What is being asked -> Print the records below exactly, from the line containing "Clone this chart in Altair." down to the line containing "W, H, TL = 703, 582, 7", both lines included, and omit every picture.

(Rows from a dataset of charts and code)
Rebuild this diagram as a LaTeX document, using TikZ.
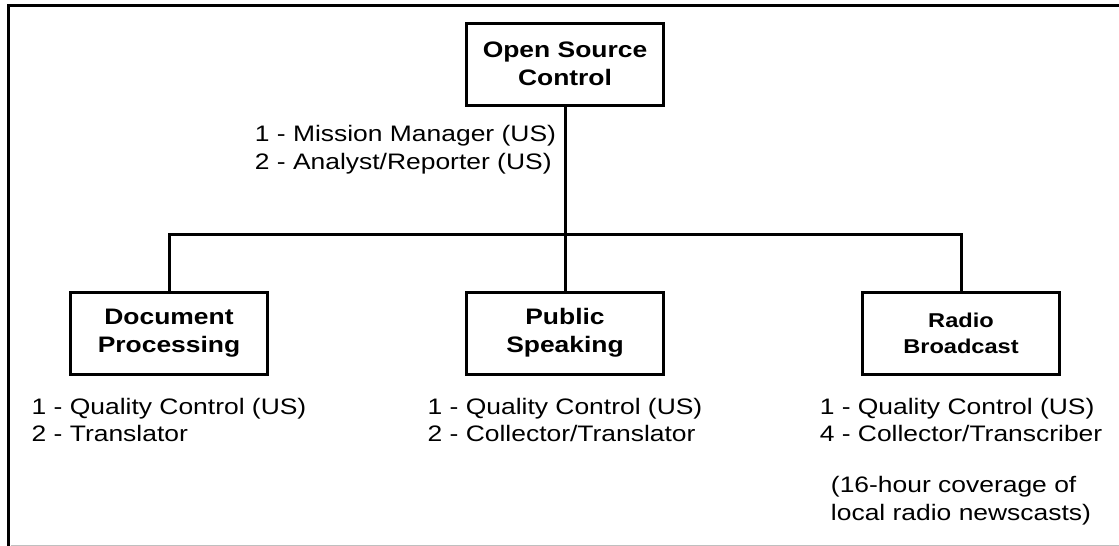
\documentclass[tikz,border=0pt]{standalone}
\usepackage{fontspec}
\setmainfont[FakeStretch=1.18]{Liberation Sans}
\usetikzlibrary{positioning}

\begin{document}
\begin{tikzpicture}[x=1pt, y=-1pt, line width=3pt, align=center, font=\fontsize{22.4}{27}\selectfont,
    unit/.style={draw, inner sep=0pt, minimum width=197pt, minimum height=82pt, font=\fontsize{22.4}{28.5}\selectfont\bfseries},
    staff/.style={align=left, inner sep=0pt, outer sep=0pt}]
    \useasboundingbox (0,0) rectangle (1119,546);
    % Frame
    \draw [line width=3.5pt] (8.5,546) -- (8.5,5.5) -- (1119,5.5);
    \draw [line width=1pt, black!25] (10.5,545.5) -- (1119,545.5);

    % Nodes
    \node [unit] (doc) at (169,333) {Document\\Processing};
    \node [unit, right=196pt of doc] (pub) {Public\\Speaking};
    \node [unit, right=196pt of pub, font=\fontsize{20}{26}\selectfont\bfseries] (radio) {Radio\\Broadcast};
    \node [unit, above=184pt of pub] (osc) {Open Source\\Control};
    \coordinate [below=128pt of osc.south] (bus);

    \node [staff, anchor=north east, font=\fontsize{22.4}{28}\selectfont] (osctext) at ([xshift=-9pt, yshift=-18.5pt]osc.south) {1 - Mission Manager (US)\\2 - Analyst/Reporter (US)};
    \node [staff, below=23pt of doc] (doctext) {1 - Quality Control (US)\\2 - Translator};
    \node [staff, below=23pt of pub] (pubtext) {1 - Quality Control (US)\\2 - Collector/Translator};
    \node [staff, below=23pt of radio] (radiotext) {1 - Quality Control (US)\\4 - Collector/Transcriber};
    \node [staff, below=34pt of radiotext, font=\fontsize{22.4}{28}\selectfont] (radionote) {(16-hour coverage of\\local radio newscasts)};

    % Lines
    \draw (osc) -- (pub);
    \draw (doc) |- (bus) -| (radio);
\end{tikzpicture}
\end{document}
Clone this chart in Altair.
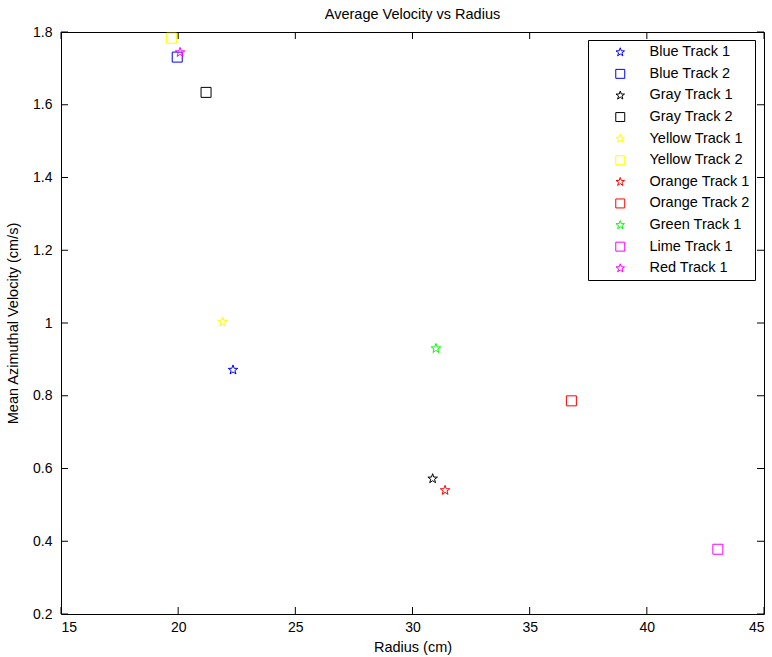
import altair as alt
import pandas as pd

series = ["Blue Track 1", "Blue Track 2", "Gray Track 1", "Gray Track 2",
          "Yellow Track 1", "Yellow Track 2", "Orange Track 1", "Orange Track 2",
          "Green Track 1", "Lime Track 1", "Red Track 1"]
radius = [22.34, 19.96, 30.86, 21.19, 21.90, 19.72, 31.39, 36.78, 31.00, 43.03, 20.08]
velocity = [0.871, 1.731, 0.572, 1.634, 1.003, 1.783, 0.540, 0.786, 0.930, 0.378, 1.744]
colors = ["#0000ff", "#0000ff", "#000000", "#000000", "#ffff00", "#ffff00",
          "#ff0000", "#ff0000", "#00ff00", "#ff00ff", "#ff00ff"]
marker_kind = ["star", "square", "star", "square", "star", "square",
               "star", "square", "star", "square", "star"]

x_ticks = [15, 20, 25, 30, 35, 40, 45]
y_ticks = [0.2, 0.4, 0.6, 0.8, 1.0, 1.2, 1.4, 1.6, 1.8]

STAR = ("M0,-1L0.235,-0.324L0.951,-0.309L0.380,0.124L0.588,0.809L0,0.4"
        "L-0.588,0.809L-0.380,0.124L-0.951,-0.309L-0.235,-0.324Z")
shapes = [STAR if m == "star" else "square" for m in marker_kind]

W, H, TL = 703, 582, 7

df = pd.DataFrame({"series": series, "radius": radius, "velocity": velocity})
xt = pd.DataFrame({"t": x_ticks})
yt = pd.DataFrame({"t": y_ticks})

FONT = "Liberation Sans"
xs = alt.Scale(domain=[15, 45], nice=False, zero=False)
ys = alt.Scale(domain=[0.2, 1.8], nice=False, zero=False)

main_x = alt.Axis(values=x_ticks, title="Radius (cm)", ticks=False, domain=False,
                  grid=False, labelPadding=6, labelFontSize=14, titleFontSize=14.5,
                  titleFontWeight="normal", titlePadding=6, labelFont=FONT,
                  titleFont=FONT, labelColor="#000", titleColor="#000")
main_y = alt.Axis(values=y_ticks, title="Mean Azimuthal Velocity (cm/s)", ticks=False,
                  domain=False, grid=False, labelPadding=9, format="~g",
                  labelFontSize=14, titleFontSize=14.5, titleFontWeight="normal",
                  titlePadding=12, labelFont=FONT, titleFont=FONT,
                  labelColor="#000", titleColor="#000")

color = alt.Color("series:N", scale=alt.Scale(domain=series, range=colors), title=None)
shape = alt.Shape("series:N", scale=alt.Scale(domain=series, range=shapes), title=None)

points = alt.Chart(df).mark_point(filled=False, size=100, strokeWidth=1, opacity=1).encode(
    x=alt.X("radius:Q", scale=xs, axis=main_x),
    y=alt.Y("velocity:Q", scale=ys, axis=main_y),
    color=color,
    shape=shape,
)

rule_style = dict(color="#000000", strokeWidth=1)
xb = alt.Chart(xt).mark_rule(**rule_style).encode(
    x=alt.X("t:Q", scale=xs), y=alt.value(H), y2=alt.value(H - TL))
xtop = alt.Chart(xt).mark_rule(**rule_style).encode(
    x=alt.X("t:Q", scale=xs), y=alt.value(0), y2=alt.value(TL))
yl = alt.Chart(yt).mark_rule(**rule_style).encode(
    y=alt.Y("t:Q", scale=ys), x=alt.value(0), x2=alt.value(TL))
yr = alt.Chart(yt).mark_rule(**rule_style).encode(
    y=alt.Y("t:Q", scale=ys), x=alt.value(W), x2=alt.value(W - TL))

chart = alt.layer(xb, xtop, yl, yr, points).properties(
    width=W, height=H,
    title=alt.TitleParams("Average Velocity vs Radius", font=FONT, fontSize=14.5,
                          fontWeight="normal", color="#000", offset=3, anchor="middle"),
    autosize=alt.AutoSizeParams(type="none"),
    padding={"left": 61, "top": 32, "right": 8, "bottom": 43},
).configure_view(
    stroke="#000", strokeWidth=1
).configure_legend(
    orient="none", legendX=527, legendY=8, strokeColor="#000", fillColor="#fff",
    padding=5, symbolSize=80, symbolStrokeWidth=1, symbolOffset=20,
    labelOffset=22, rowPadding=6.6, labelFontSize=14.5, labelFont=FONT,
    labelColor="#000", cornerRadius=0, symbolType="square"
)

chart.save("out.html", embed_options={"renderer": "svg", "actions": False})
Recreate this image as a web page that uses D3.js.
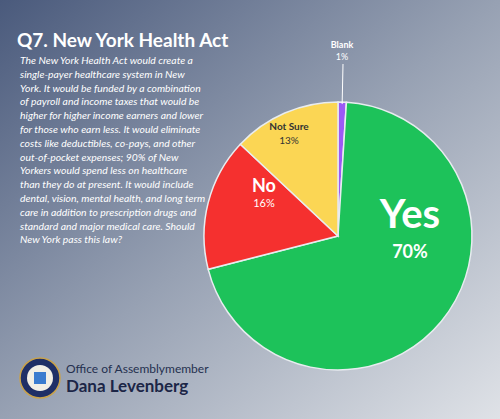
<html>
<head>
<meta charset="UTF-8">
<script src="https://cdn.jsdelivr.net/npm/d3@7"></script>
<style>body{margin:0}</style>
</head>
<body>
<svg id="chart" width="500" height="419"></svg>
<script>
// data
var categories = ["Blank", "Yes", "No", "Not Sure"];
var values = [1, 70, 16, 13];
var colors = ["#9b59f5", "#1dc25a", "#f5302f", "#fbd654"];

var bodyText = [
  "The New York Health Act would create a",
  "single-payer healthcare system in New",
  "York. It would be funded by a combination",
  "of payroll and income taxes that would be",
  "higher for higher income earners and lower",
  "for those who earn less. It would eliminate",
  "costs like deductibles, co-pays, and other",
  "out-of-pocket expenses; 90% of New",
  "Yorkers would spend less on healthcare",
  "than they do at present. It would include",
  "dental, vision, mental health, and long term",
  "care in addition to prescription drugs and",
  "standard and major medical care. Should",
  "New York pass this law?"
];

var svg = d3.select("#chart");
var defs = svg.append("defs");
var grad = defs.append("linearGradient").attr("id", "bg")
  .attr("x1", "0").attr("y1", "0").attr("x2", "1").attr("y2", "1");
grad.append("stop").attr("offset", "0").attr("stop-color", "#4a5a7c");
grad.append("stop").attr("offset", "0.5").attr("stop-color", "#97a1b3");
grad.append("stop").attr("offset", "1").attr("stop-color", "#dfe2e7");
svg.append("rect").attr("width", 500).attr("height", 419).attr("fill", "url(#bg)");

svg.append("text").attr("x", 17).attr("y", 47)
  .attr("font-family", "Lato").attr("font-weight", "bold").attr("font-size", 19)
  .attr("fill", "#fff").text("Q7. New York Health Act");

svg.append("g").selectAll("text").data(bodyText).enter().append("text")
  .attr("x", 20).attr("y", function (d, i) { return 64 + i * 13.8; })
  .attr("font-family", "Lato").attr("font-style", "italic").attr("font-size", 10.4)
  .attr("fill", "#fff").text(function (d) { return d; });

// pie
var cx = 338, cy = 236, r = 134;
var pie = d3.pie().sort(null).value(function (d) { return d; });
var arc = d3.arc().innerRadius(0).outerRadius(r);
var arcs = pie(values);
var g = svg.append("g").attr("transform", "translate(" + cx + "," + cy + ")");
g.selectAll("path").data(arcs).enter().append("path")
  .attr("d", arc).attr("fill", function (d, i) { return colors[i]; })
  .attr("stroke", "#e8ecf0").attr("stroke-width", 1.5);

var labelPos = [null, [72, -8], [-74, -44], [-49, -106]];
var nameSize = [0, 40, 18, 10];
var pctSize = [0, 18, 11, 10];
var textCol = ["#fff", "#fff", "#fff", "#333"];
arcs.forEach(function (a, i) {
  if (!labelPos[i]) return;
  var p = labelPos[i];
  g.append("text").attr("x", p[0]).attr("y", p[1]).attr("text-anchor", "middle")
    .attr("font-family", "Lato").attr("font-weight", "bold").attr("font-size", nameSize[i])
    .attr("fill", textCol[i]).text(categories[i]);
  g.append("text").attr("x", p[0]).attr("y", p[1] + pctSize[i] + (i == 1 ? 12 : 4)).attr("text-anchor", "middle")
    .attr("font-family", "Lato").attr("font-weight", i == 1 ? "bold" : "normal").attr("font-size", pctSize[i])
    .attr("fill", textCol[i]).text(values[i] + "%");
});
// blank label outside
var mid = (arcs[0].startAngle + arcs[0].endAngle) / 2;
g.append("line")
  .attr("x1", Math.sin(mid) * (r - 2)).attr("y1", -Math.cos(mid) * (r - 2))
  .attr("x2", 5).attr("y2", -172).attr("stroke", "#fff").attr("stroke-width", 1);
g.append("text").attr("x", 4).attr("y", -188).attr("text-anchor", "middle")
  .attr("font-family", "Lato").attr("font-weight", "bold").attr("font-size", 9).attr("fill", "#fff").text(categories[0]);
g.append("text").attr("x", 4).attr("y", -176).attr("text-anchor", "middle")
  .attr("font-family", "Lato").attr("font-size", 9).attr("fill", "#fff").text(values[0] + "%");

// seal and name
var seal = svg.append("g").attr("transform", "translate(40,378)");
seal.append("circle").attr("r", 20).attr("fill", "#1f2f66").attr("stroke", "#c9a24a").attr("stroke-width", 1.5);
seal.append("circle").attr("r", 13).attr("fill", "#f2efe6");
seal.append("rect").attr("x", -6).attr("y", -6).attr("width", 12).attr("height", 12).attr("fill", "#3b7ccf");
svg.append("text").attr("x", 66).attr("y", 373).attr("font-family", "Lato").attr("font-size", 12)
  .attr("fill", "#25304f").text("Office of Assemblymember");
svg.append("text").attr("x", 66).attr("y", 392).attr("font-family", "Lato").attr("font-weight", "bold").attr("font-size", 17)
  .attr("fill", "#1c2647").text("Dana Levenberg");
</script>
</body>
</html>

Task response ->
Clone this chart in Altair.
import altair as alt
import pandas as pd

series = ["Blue Track 1", "Blue Track 2", "Gray Track 1", "Gray Track 2",
          "Yellow Track 1", "Yellow Track 2", "Orange Track 1", "Orange Track 2",
          "Green Track 1", "Lime Track 1", "Red Track 1"]
radius = [22.34, 19.96, 30.86, 21.19, 21.90, 19.72, 31.39, 36.78, 31.00, 43.03, 20.08]
velocity = [0.871, 1.731, 0.572, 1.634, 1.003, 1.783, 0.540, 0.786, 0.930, 0.378, 1.744]
colors = ["#0000ff", "#0000ff", "#000000", "#000000", "#ffff00", "#ffff00",
          "#ff0000", "#ff0000", "#00ff00", "#ff00ff", "#ff00ff"]
marker_kind = ["star", "square", "star", "square", "star", "square",
               "star", "square", "star", "square", "star"]

x_ticks = [15, 20, 25, 30, 35, 40, 45]
y_ticks = [0.2, 0.4, 0.6, 0.8, 1.0, 1.2, 1.4, 1.6, 1.8]

STAR = ("M0,-1L0.235,-0.324L0.951,-0.309L0.380,0.124L0.588,0.809L0,0.4"
        "L-0.588,0.809L-0.380,0.124L-0.951,-0.309L-0.235,-0.324Z")
shapes = [STAR if m == "star" else "square" for m in marker_kind]

W, H, TL = 703, 582, 7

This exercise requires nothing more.